Problem is not map size, problem is number of objects. You can go with 2 or 3 thousand of nodes in scene. Charge times, memory allocation, fluidity can be problematic with more. trying to instance a node in a scene with tens of thousand of nodes can lag the game. I think that godot scenetree is not designed to handle tens of thousands of nodes at the same time. 100 enemies without AI are not problem, 100 enemies making calculations in all frames can be problematic. You should investigate this node: http://docs.godotengine.org/en/stable/classes/class_visibilitynotifier.html

Thanks for the response. I think that node is exactly what I need. If I give each enemy a big enough vis-notifier i can have them spawn when somewhat close and despawn a ways away where if you were to follow them where they went off screen it won’t be like they were just waiting right at the edge where they left off. If that makes any sense.

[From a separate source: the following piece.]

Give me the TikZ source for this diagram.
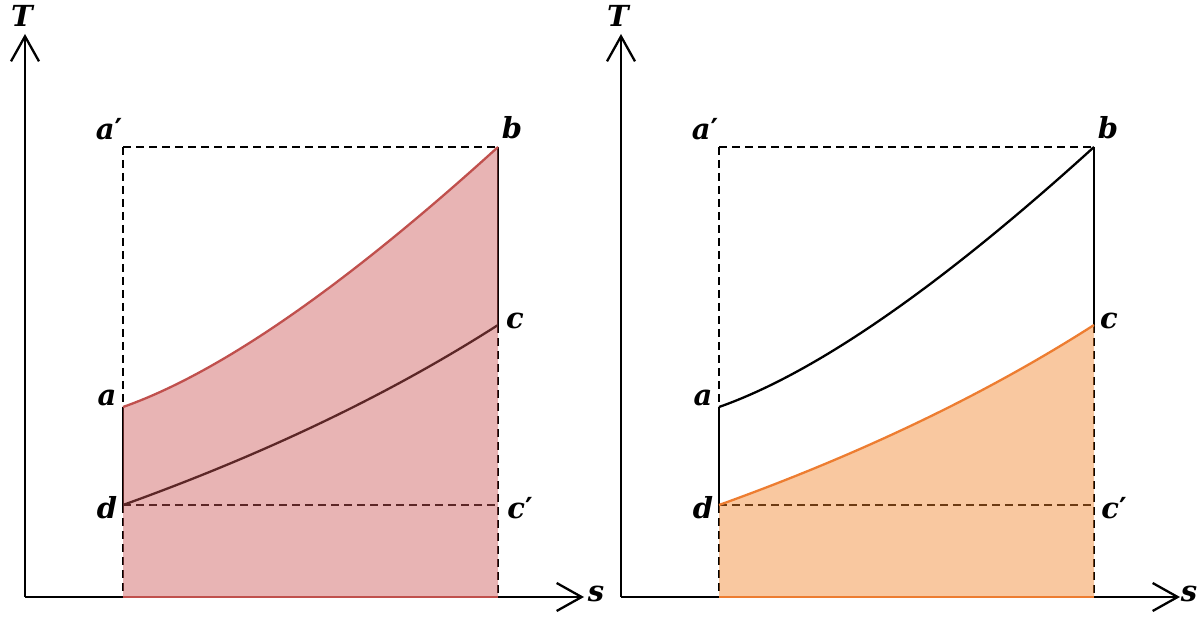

thatsalottadimp | 2018-01-10 19:43

He’s right. I was testing a prototype for my top-down shooter and tried using a massive tilemap of a single tile resource for the level, 3 enemies with real-time (process method) player-chasing scripts (nav2d), and a StaticBody2d wall at each edge. Experienced insane lag (~2 fps) but only when I tried moving my player towards the level edges. Wrongly concluded that Godot simply couldn’t handle very large tilemaps. Read the above comment and tried again, this time without any enemies on the map and, voila, 60 fps. So it’s not the map size, it’s the real-time processing of AI entities that can cause lag. I guess the same logic is used in procedurally-generated infinite map games like Minecraft and Terraria. Only entities like mobs that are close enough to the player are allowed to performs calculations and far entities are simply “not processed”. Thanks so much.